By Andrew Feeney-Seale, Amy Lawford, Becky Sanders and Dominic Tighe
This year’s analysis shows that revisions can be considered as being immaterial for most series tested. This is the same broad conclusion as was reached in the 2016 analysis of 2011-13 data and the 2015 analysis of 2010-12 data.
The results are summarised in the following six tables. Tables 1 and 2 present the analysis of the size of revisions for money and credit and effective rates data, showing the mean revision and mean absolute revision. Tables 3 and 4 present the analysis for bias on the same series. For each series, a T-test is the first test conducted. This is the simplest test for bias, and is a function of the mean and standard deviation of the sample of revisions, and the number of observations.

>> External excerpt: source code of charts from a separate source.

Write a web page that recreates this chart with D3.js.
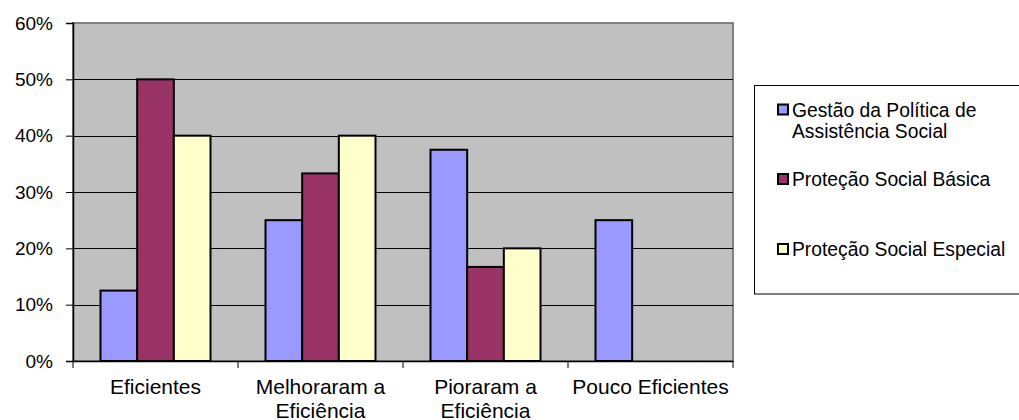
<!DOCTYPE html>
<html>
<head>
<meta charset="utf-8">
<script src="https://cdn.jsdelivr.net/npm/d3@7/dist/d3.min.js"></script>
<style>
  html, body { margin: 0; padding: 0; background: #fff; }
  svg { display: block; font-family: "Liberation Sans", Arial, sans-serif; }
</style>
</head>
<body>
<svg id="chart" width="1019" height="420"></svg>
<script>
const categories = [["Eficientes"], ["Melhoraram a", "Eficiência"], ["Pioraram a", "Eficiência"], ["Pouco Eficientes"]];
const categoryKeys = ["Eficientes", "Melhoraram a Eficiência", "Pioraram a Eficiência", "Pouco Eficientes"];
const seriesNames = ["Gestão da Política de Assistência Social", "Proteção Social Básica", "Proteção Social Especial"];
const legendLines = [["Gestão da Política de", "Assistência Social"], ["Proteção Social Básica"], ["Proteção Social Especial"]];
const gestao   = [0.125, 0.25, 0.375, 0.25];
const basica   = [0.50, 0.333, 0.167, 0];
const especial = [0.40, 0.40, 0.20, 0];
const yTicks = [0, 0.1, 0.2, 0.3, 0.4, 0.5, 0.6];
const colors = ["#9999FF", "#993366", "#FFFFCC"];

const seriesValues = [gestao, basica, especial];
const svg = d3.select("#chart");
const pLeft = 73, pRight = 733, pTop = 23, pBottom = 361;

const x0 = d3.scaleBand().domain(categoryKeys).range([pLeft, pRight]).paddingInner(0).paddingOuter(0);
const x1 = d3.scaleBand().domain(seriesNames).range([0, x0.bandwidth()]).paddingInner(0).paddingOuter(0.75);
const y = d3.scaleLinear().domain([0, 0.6]).range([pBottom, pTop]);

// plot background
svg.append("rect").attr("x", pLeft).attr("y", pTop).attr("width", pRight - pLeft).attr("height", pBottom - pTop)
  .attr("fill", "#C0C0C0").attr("stroke", "#808080").attr("stroke-width", 2);

// gridlines
svg.append("g").selectAll("line").data(yTicks.filter(t => t > 0 && t < 0.6)).join("line")
  .attr("x1", pLeft).attr("x2", pRight)
  .attr("y1", d => Math.round(y(d)) + 0.5).attr("y2", d => Math.round(y(d)) + 0.5)
  .attr("stroke", "#000").attr("stroke-width", 1);

// bars
const g = svg.append("g");
seriesNames.forEach((s, si) => {
  g.append("g").selectAll("rect").data(categoryKeys.map((c, ci) => ({c, v: seriesValues[si][ci]})).filter(d => d.v > 0))
    .join("rect")
    .attr("x", d => x0(d.c) + x1(s))
    .attr("y", d => y(d.v))
    .attr("width", x1.bandwidth())
    .attr("height", d => y(0) - y(d.v))
    .attr("fill", colors[si])
    .attr("stroke", "#000")
    .attr("stroke-width", 2);
});

// y axis
const yAxis = d3.axisLeft(y).tickValues(yTicks).tickFormat(d3.format(".0%")).tickSize(7).tickPadding(13);
const ya = svg.append("g").attr("transform", `translate(${pLeft},0)`).call(yAxis);
ya.select(".domain").attr("stroke", "#000").attr("stroke-width", 1.5);
ya.selectAll(".tick line").attr("stroke", "#000");
ya.selectAll(".tick text").attr("font-size", 19).attr("fill", "#000").attr("font-family", "Liberation Sans, Arial, sans-serif");

// x axis
const xa = svg.append("g").attr("transform", `translate(0,${pBottom})`)
  .call(d3.axisBottom(x0).tickSize(0).tickFormat(""));
xa.select(".domain").attr("stroke", "#000").attr("stroke-width", 1.5);
const bounds = categoryKeys.map(c => x0(c)).concat([pRight]);
svg.append("g").selectAll("line").data(bounds).join("line")
  .attr("x1", d => d).attr("x2", d => d).attr("y1", pBottom).attr("y2", pBottom + 7)
  .attr("stroke", "#000");
const xl = svg.append("g").selectAll("text").data(categoryKeys).join("text")
  .attr("x", d => x0(d) + x0.bandwidth() / 2)
  .attr("y", 394)
  .attr("text-anchor", "middle")
  .attr("font-size", 21)
  .attr("fill", "#000");
xl.each(function(d, i) {
  d3.select(this).selectAll("tspan").data(categories[i]).join("tspan")
    .attr("x", x0(d) + x0.bandwidth() / 2)
    .attr("dy", (t, j) => j === 0 ? 0 : 24)
    .text(t => t);
});

// legend
const lg = svg.append("g");
lg.append("rect").attr("x", 754.5).attr("y", 85.5).attr("width", 280).attr("height", 208.5)
  .attr("fill", "#fff").attr("stroke", "#000").attr("stroke-width", 1);
const baselines = [116.5, 186, 256];
seriesNames.forEach((s, i) => {
  lg.append("rect").attr("x", 778).attr("y", baselines[i] - 12).attr("width", 10).attr("height", 10)
    .attr("fill", colors[i]).attr("stroke", "#000").attr("stroke-width", 2);
  const t = lg.append("text").attr("x", 792).attr("y", baselines[i]).attr("font-size", 19.3).attr("fill", "#000");
  t.selectAll("tspan").data(legendLines[i]).join("tspan")
    .attr("x", 792).attr("dy", (d, j) => j === 0 ? 0 : 21).text(d => d);
});
</script>
</body>
</html>
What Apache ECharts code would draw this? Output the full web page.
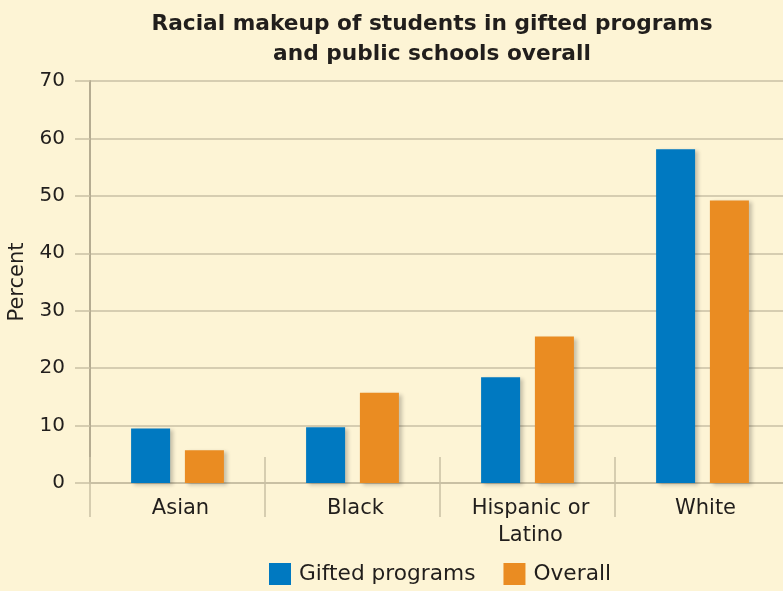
<!DOCTYPE html>
<html>
<head>
<meta charset="utf-8">
<script src="https://cdn.jsdelivr.net/npm/echarts@6/dist/echarts.min.js"></script>
<style>
html,body{margin:0;padding:0;background:#fdf4d5;}
#main{width:783px;height:591px;}
</style>
</head>
<body>
<div id="main"></div>
<script>
const categories = ['Asian', 'Black', 'Hispanic or\nLatino', 'White'];
const giftedValues = [9.5, 9.7, 18.4, 58.1];
const overallValues = [5.7, 15.7, 25.5, 49.2];
const yTicks = [0, 10, 20, 30, 40, 50, 60, 70];

const chart = echarts.init(document.getElementById('main'), null, {renderer: 'canvas'});
const font = 'DejaVu Sans';
const textColor = '#211e1c';
const gridColor = '#c9c0a4';
const barShadow = {shadowBlur: 4, shadowOffsetX: 3, shadowOffsetY: 2, shadowColor: 'rgba(0,0,0,0.22)'};

chart.setOption({
  backgroundColor: '#fdf4d5',
  title: {
    text: 'Racial makeup of students in gifted programs\nand public schools overall',
    left: 427, top: 4, textAlign: 'center',
    textStyle: {fontFamily: font, fontWeight: 'bold', fontSize: 21.7, lineHeight: 30, color: textColor}
  },
  legend: {
    left: 264, top: 558,
    itemWidth: 22, itemHeight: 22, itemGap: 28,
    icon: 'rect',
    textStyle: {fontFamily: font, fontSize: 21.7, color: textColor, padding: [0, 0, 0, 3]},
    data: ['Gifted programs', 'Overall']
  },
  grid: {left: 90, right: -7, top: 81, bottom: 108, outerBoundsMode: 'none', containLabel: false},
  xAxis: [{
    type: 'category',
    data: categories,
    axisLine: {lineStyle: {color: gridColor, width: 2}},
    axisTick: {show: true, length: 34, lineStyle: {color: gridColor, width: 1.5}},
    axisLabel: {fontFamily: font, fontSize: 21, color: textColor, lineHeight: 27, margin: 12,
      padding: [0, 0, 0, 6]}
  }, {
    type: 'category',
    data: categories,
    position: 'bottom',
    axisLine: {show: false},
    axisTick: {show: true, inside: true, length: 26, lineStyle: {color: gridColor, width: 1.5}},
    axisLabel: {show: false}
  }],
  yAxis: {
    type: 'value',
    min: 0, max: 70, interval: 10,
    name: 'Percent',
    nameLocation: 'middle',
    nameGap: 62,
    nameRotate: 90,
    nameTextStyle: {fontFamily: font, fontSize: 21, color: textColor},
    axisLine: {show: true, lineStyle: {color: '#b5ac92', width: 2}},
    axisTick: {show: true, length: 15, lineStyle: {color: gridColor, width: 1.5}},
    axisLabel: {fontFamily: font, fontSize: 20, color: textColor, margin: 25,
      formatter: v => yTicks.includes(v) ? String(v) : ''},
    splitLine: {show: true, lineStyle: {color: gridColor, width: 1.5}}
  },
  series: [{
    name: 'Gifted programs',
    type: 'bar',
    data: giftedValues,
    barWidth: 39,
    barGap: '38%',
    itemStyle: Object.assign({color: '#0079c1'}, barShadow)
  }, {
    name: 'Overall',
    type: 'bar',
    data: overallValues,
    barWidth: 39,
    barGap: '38%',
    itemStyle: Object.assign({color: '#ea8c22'}, barShadow)
  }]
});
</script>
</body>
</html>
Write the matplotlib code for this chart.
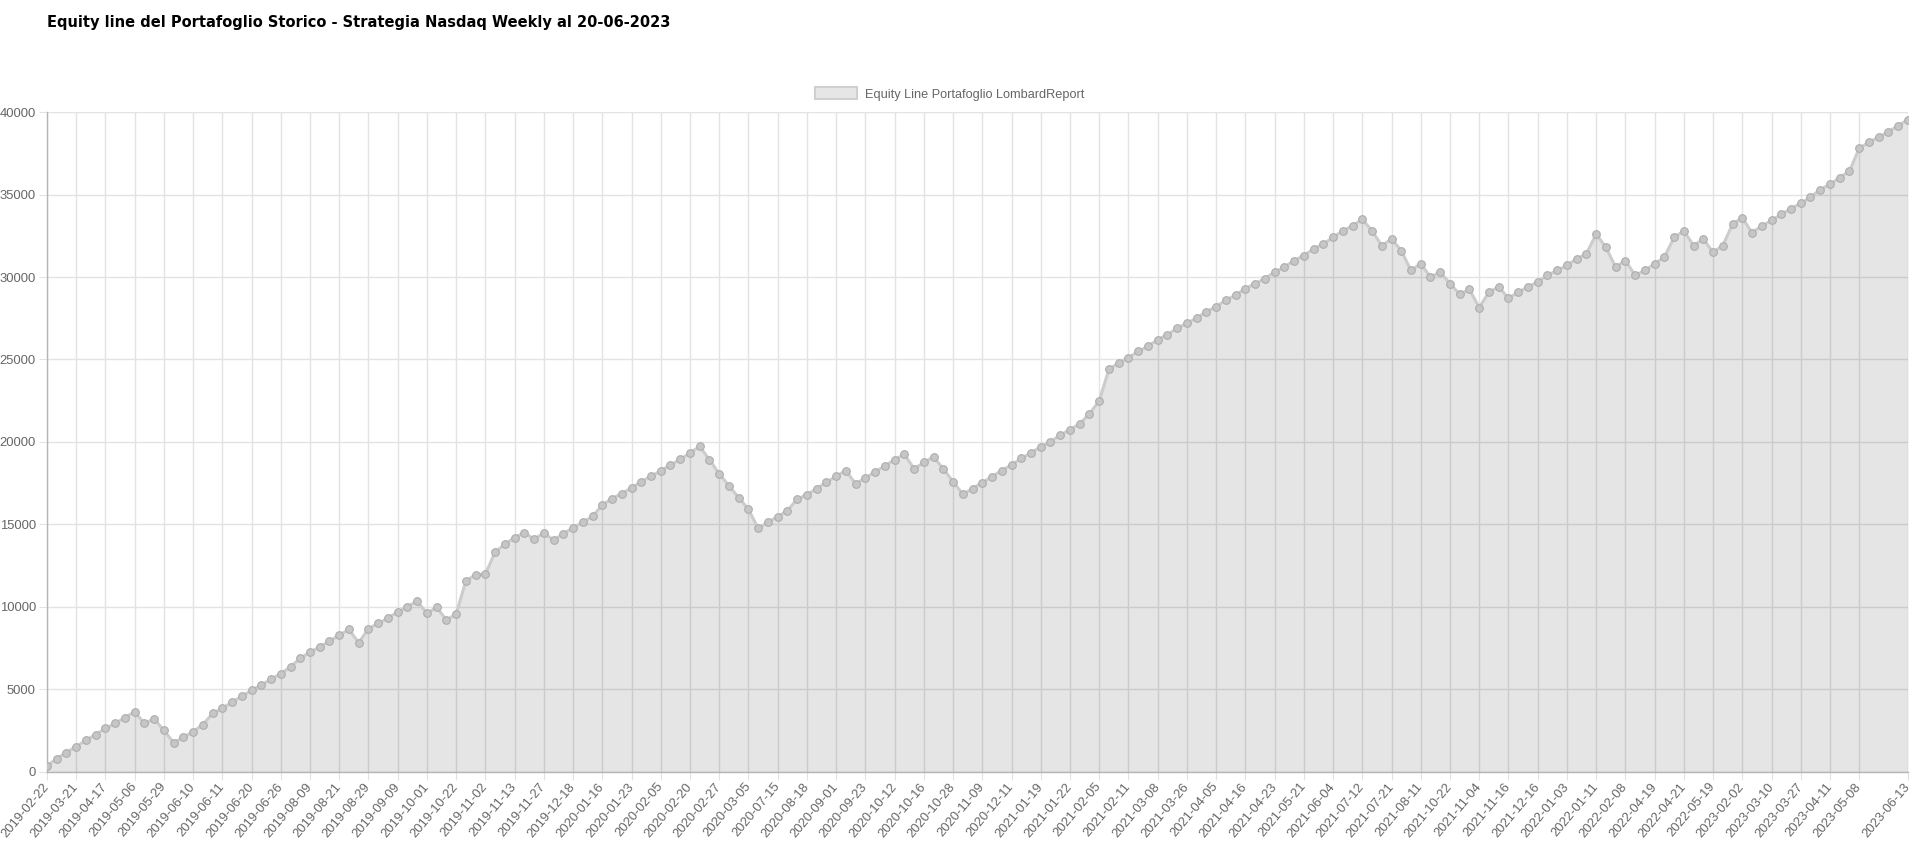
import matplotlib
matplotlib.use('Agg')
import matplotlib.pyplot as plt
from matplotlib.patches import Patch

# --- dati ---
title = 'Equity line del Portafoglio Storico - Strategia Nasdaq Weekly al 20-06-2023'
legend_label = 'Equity Line Portafoglio LombardReport'

equity = [
    350, 810, 1180, 1540, 1910, 2270, 2640, 2940, 3290, 3650,
    2940, 3220, 2520, 1780, 2090, 2450, 2860, 3550, 3850, 4240,
    4580, 4950, 5270, 5620, 5960, 6370, 6890, 7260, 7580, 7930,
    8290, 8640, 7830, 8680, 9000, 9330, 9690, 10020, 10360, 9610,
    9980, 9210, 9570, 11580, 11960, 11980, 13340, 13790, 14210, 14500,
    14110, 14480, 14050, 14440, 14800, 15130, 15490, 16180, 16570, 16870,
    17220, 17600, 17920, 18250, 18610, 18940, 19340, 19730, 18920, 18070,
    17340, 16630, 15920, 14760, 15150, 15470, 15840, 16530, 16810, 17170,
    17560, 17920, 18270, 17460, 17820, 18190, 18550, 18920, 19260, 18370,
    18760, 19100, 18370, 17600, 16830, 17170, 17540, 17900, 18270, 18610,
    19000, 19340, 19710, 20010, 20420, 20740, 21110, 21700, 22500, 24400,
    24800, 25100, 25500, 25800, 26200, 26500, 26900, 27200, 27500, 27900,
    28200, 28600, 28900, 29300, 29600, 29900, 30300, 30600, 31000, 31300,
    31700, 32000, 32400, 32800, 33100, 33500, 32800, 31900, 32300, 31600,
    30400, 30800, 30000, 30300, 29600, 28950, 29250, 28150, 29080, 29400,
    28710, 29080, 29400, 29700, 30100, 30400, 30700, 31100, 31400, 32600,
    31800, 30600, 31000, 30100, 30400, 30800, 31200, 32400, 32800, 31900,
    32300, 31500, 31900, 33200, 33590, 32680, 33090, 33430, 33790, 34150,
    34460, 34840, 35300, 35610, 36030, 36410, 37800, 38170, 38470, 38810,
    39170, 39540,
]

# etichette visibili sull'asse x (una ogni 3 settimane + l'ultima)
tick_labels = [
    '2019-02-22', '2019-03-21', '2019-04-17', '2019-05-06', '2019-05-29',
    '2019-06-10', '2019-06-11', '2019-06-20', '2019-06-26', '2019-08-09',
    '2019-08-21', '2019-08-29', '2019-09-09', '2019-10-01', '2019-10-22',
    '2019-11-02', '2019-11-13', '2019-11-27', '2019-12-18', '2020-01-16',
    '2020-01-23', '2020-02-05', '2020-02-20', '2020-02-27', '2020-03-05',
    '2020-07-15', '2020-08-18', '2020-09-01', '2020-09-23', '2020-10-12',
    '2020-10-16', '2020-10-28', '2020-11-09', '2020-12-11', '2021-01-19',
    '2021-01-22', '2021-02-05', '2021-02-11', '2021-03-08', '2021-03-26',
    '2021-04-05', '2021-04-16', '2021-04-23', '2021-05-21', '2021-06-04',
    '2021-07-12', '2021-07-21', '2021-08-11', '2021-10-22', '2021-11-04',
    '2021-11-16', '2021-12-16', '2022-01-03', '2022-01-11', '2022-02-08',
    '2022-04-19', '2022-04-21', '2022-05-19', '2023-02-02', '2023-03-10',
    '2023-03-27', '2023-04-11', '2023-05-08', '2023-06-13',
]
tick_step = 3


def main():
    plt.rcParams['font.family'] = ['Liberation Sans', 'DejaVu Sans']

    fig = plt.figure(figsize=(19.15, 8.46), dpi=100)
    ax = fig.add_axes([0.0245, 0.0875, 0.9718, 0.7801])

    x = list(range(len(equity)))
    ticks = list(range(0, tick_step * (len(tick_labels) - 1), tick_step)) + [len(equity) - 1]

    grid_c = '#e3e3e3'
    for t in ticks:
        ax.axvline(t, color=grid_c, lw=1, zorder=0)
    for v in range(0, 40001, 5000):
        ax.axhline(v, color=grid_c, lw=1, zorder=0)

    # area + linea + punti
    ax.fill_between(x, equity, 0, color='black', alpha=0.1, lw=0, zorder=1)
    ax.plot(x, equity, color='#cccccc', lw=2.2, zorder=2)
    ax.plot(x, equity, ls='none', marker='o', ms=5.5, mfc='#c6c6c6',
            mec='#adadad', mew=0.8, zorder=3)

    ax.set_xlim(0, len(equity) - 1)
    ax.set_ylim(0, 40000)
    ax.set_yticks(range(0, 40001, 5000))
    ax.set_xticks(ticks)
    ax.set_xticklabels(tick_labels, rotation=50, ha='right',
                       rotation_mode='anchor', va='center')

    ax.tick_params(axis='both', colors=grid_c, labelcolor='#666666',
                   labelsize=9.4, length=6)
    ax.tick_params(axis='x', pad=3)
    ax.tick_params(axis='y', pad=2)
    for s in ['top', 'right']:
        ax.spines[s].set_visible(False)
    for s in ['left', 'bottom']:
        ax.spines[s].set_color('#b5b5b5')
        ax.spines[s].set_linewidth(1)
    ax.set_facecolor('white')

    # titolo e legenda
    fig.text(47 / 1915, 1 - 22 / 846, title, fontsize=10.5, fontweight='bold',
             family='DejaVu Sans', va='center', ha='left', color='black')
    handle = Patch(facecolor='#e6e6e6', edgecolor='#d0d0d0', lw=1.5)
    fig.legend([handle], [legend_label], loc='center', bbox_to_anchor=(0.496, 1 - 94 / 846),
               frameon=False, fontsize=9.2, labelcolor='#666666',
               handlelength=3.3, handleheight=1.0, handletextpad=0.6)

    plt.savefig('out.png', dpi=100)


main()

This test is properly valid only when the sample of revisions is independently and identically distributed; this condition fails if revisions are subject to autocorrelation or to non-constant variance (heteroskedasticity). Alternative tests for bias can also be used: for example, an adjusted t-test can be defined which takes into account any evidence of significant first order autocorrelation in the revisions; and there is the Newey-West test that in this case allows for heteroskedasticity and autocorrelation up to two lagged months. Tables 5 and 6 provide further analysis of the revisions, showing the root mean squared, ratio to mean revised data and ratio of variance for all series.